O presente trabalho se propõe a analisar e identificar a família romana em seu contexto histórico, estudando os principais elementos responsáveis por sua configuração padrão, assim como os principais elementos que a correlacionam ao nosso presente. Estes dados nos permitirão compreender a organização familiar moderna ocidental em geral, assim como a dos países de línguas neolatinas em particular. A nomenclatura do parentesco, ou seja, o fato de um indivíduo ser considerado parte de uma família ou não e em que grau, virá a ser explicada no fim do trabalho pela maneira com a qual a cultura em geral evoluiu. Concluiremos que existe uma relação entre o termo empregado para se apelidar alguém que se considera um parente e a função que este desempenha no núcleo familiar.

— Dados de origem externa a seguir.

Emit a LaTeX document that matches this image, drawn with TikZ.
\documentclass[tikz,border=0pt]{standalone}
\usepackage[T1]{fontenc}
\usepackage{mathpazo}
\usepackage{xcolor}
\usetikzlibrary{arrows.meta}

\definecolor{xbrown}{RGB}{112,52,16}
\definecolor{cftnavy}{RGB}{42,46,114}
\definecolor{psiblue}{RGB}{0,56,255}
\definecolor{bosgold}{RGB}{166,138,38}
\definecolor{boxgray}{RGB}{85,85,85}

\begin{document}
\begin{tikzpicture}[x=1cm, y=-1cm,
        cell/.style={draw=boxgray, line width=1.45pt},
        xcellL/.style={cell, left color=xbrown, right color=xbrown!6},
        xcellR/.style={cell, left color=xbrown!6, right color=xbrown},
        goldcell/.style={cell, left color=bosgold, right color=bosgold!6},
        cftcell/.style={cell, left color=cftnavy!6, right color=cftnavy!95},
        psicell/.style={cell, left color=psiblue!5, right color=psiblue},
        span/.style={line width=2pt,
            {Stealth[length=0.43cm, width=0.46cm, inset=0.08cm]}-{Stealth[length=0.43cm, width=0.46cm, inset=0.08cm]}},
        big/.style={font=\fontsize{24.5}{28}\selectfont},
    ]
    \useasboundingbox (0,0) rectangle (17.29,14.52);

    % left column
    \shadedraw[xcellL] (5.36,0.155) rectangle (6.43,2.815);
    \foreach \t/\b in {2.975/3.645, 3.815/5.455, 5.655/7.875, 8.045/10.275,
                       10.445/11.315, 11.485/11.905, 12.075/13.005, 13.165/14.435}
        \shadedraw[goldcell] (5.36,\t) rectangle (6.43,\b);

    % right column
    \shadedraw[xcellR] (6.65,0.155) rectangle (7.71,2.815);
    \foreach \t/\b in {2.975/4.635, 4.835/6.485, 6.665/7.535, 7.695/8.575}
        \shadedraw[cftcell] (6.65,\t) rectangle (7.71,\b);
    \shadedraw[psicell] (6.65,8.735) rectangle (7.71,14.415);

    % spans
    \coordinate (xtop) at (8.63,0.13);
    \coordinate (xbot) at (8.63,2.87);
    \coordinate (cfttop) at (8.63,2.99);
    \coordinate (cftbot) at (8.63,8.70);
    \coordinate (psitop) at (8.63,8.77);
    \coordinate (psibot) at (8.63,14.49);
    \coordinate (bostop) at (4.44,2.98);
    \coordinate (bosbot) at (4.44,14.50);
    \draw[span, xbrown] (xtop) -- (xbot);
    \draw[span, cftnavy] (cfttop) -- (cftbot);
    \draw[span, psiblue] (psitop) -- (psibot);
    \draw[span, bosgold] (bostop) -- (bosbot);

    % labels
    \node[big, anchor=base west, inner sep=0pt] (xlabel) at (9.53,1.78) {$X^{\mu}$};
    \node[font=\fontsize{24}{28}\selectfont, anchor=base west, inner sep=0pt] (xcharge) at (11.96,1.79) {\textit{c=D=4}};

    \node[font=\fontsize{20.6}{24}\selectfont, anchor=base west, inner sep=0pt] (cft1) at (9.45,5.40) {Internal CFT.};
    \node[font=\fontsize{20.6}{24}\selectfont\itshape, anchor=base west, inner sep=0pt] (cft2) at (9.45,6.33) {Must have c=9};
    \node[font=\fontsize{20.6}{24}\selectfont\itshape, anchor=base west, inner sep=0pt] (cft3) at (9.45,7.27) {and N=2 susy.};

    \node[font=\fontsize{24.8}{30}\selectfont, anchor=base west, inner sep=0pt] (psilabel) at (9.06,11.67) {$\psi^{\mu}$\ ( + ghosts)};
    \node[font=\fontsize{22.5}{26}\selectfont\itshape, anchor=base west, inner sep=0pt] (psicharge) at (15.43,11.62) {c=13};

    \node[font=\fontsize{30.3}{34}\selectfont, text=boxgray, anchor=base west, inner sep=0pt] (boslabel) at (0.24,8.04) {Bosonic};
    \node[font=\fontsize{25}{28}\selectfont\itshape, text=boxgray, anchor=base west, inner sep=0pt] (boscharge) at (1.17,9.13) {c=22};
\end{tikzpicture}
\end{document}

Para compreender a formação do núcleo familiar romano, faz-se mister conhecer os principais momentos da história geral do império, de maneira a correlacionar a história dos indivíduos com a história do grupo. Teceremos portanto em um primeiro capítulo do trabalho a história do império em linhas gerais, de sua formação, expansão, decadência e queda até a completa fragmentação, salientando os fatos históricos mais pertinentes. Localizaremos geograficamente o império e todos os países dele oriundos de maneira a cernir o mundo neoromânico no mundo não neoromânico.

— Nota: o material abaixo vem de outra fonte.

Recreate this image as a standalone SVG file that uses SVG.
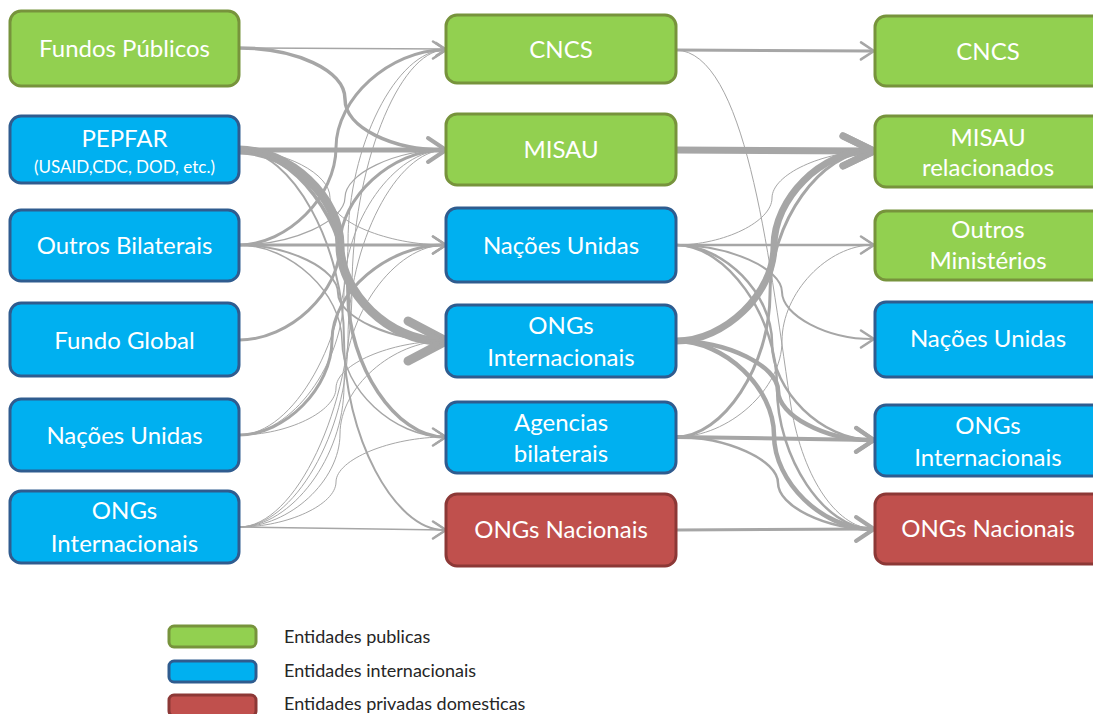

As influências de outras nações pré ou pós românicas, seus adstratos e superstratos serão levados em consideração no capítulo seguinte, para que se entenda tanto a formação dos primeiros núcleos familiares romanos quanto a formação do núcleo familiar nos países de cultura neoromânica. Dentre as culturas que precederam o império e que o influenciaram, nos demoraremos um pouco mais nas heranças grega helênica e judaica. Analisaremos em seguida os efeitos do processo de cristianização do império romano em sua língua e literatura, ou seja, a sua maneira de expressar-se. Isto significa que veremos em linhas gerais um império pagão cristianizar-se por completo, gerando assim países de cultura neolatina essencialmente cristãos, e como isto se manifestou na cultura do mundo neolatino e sua organização.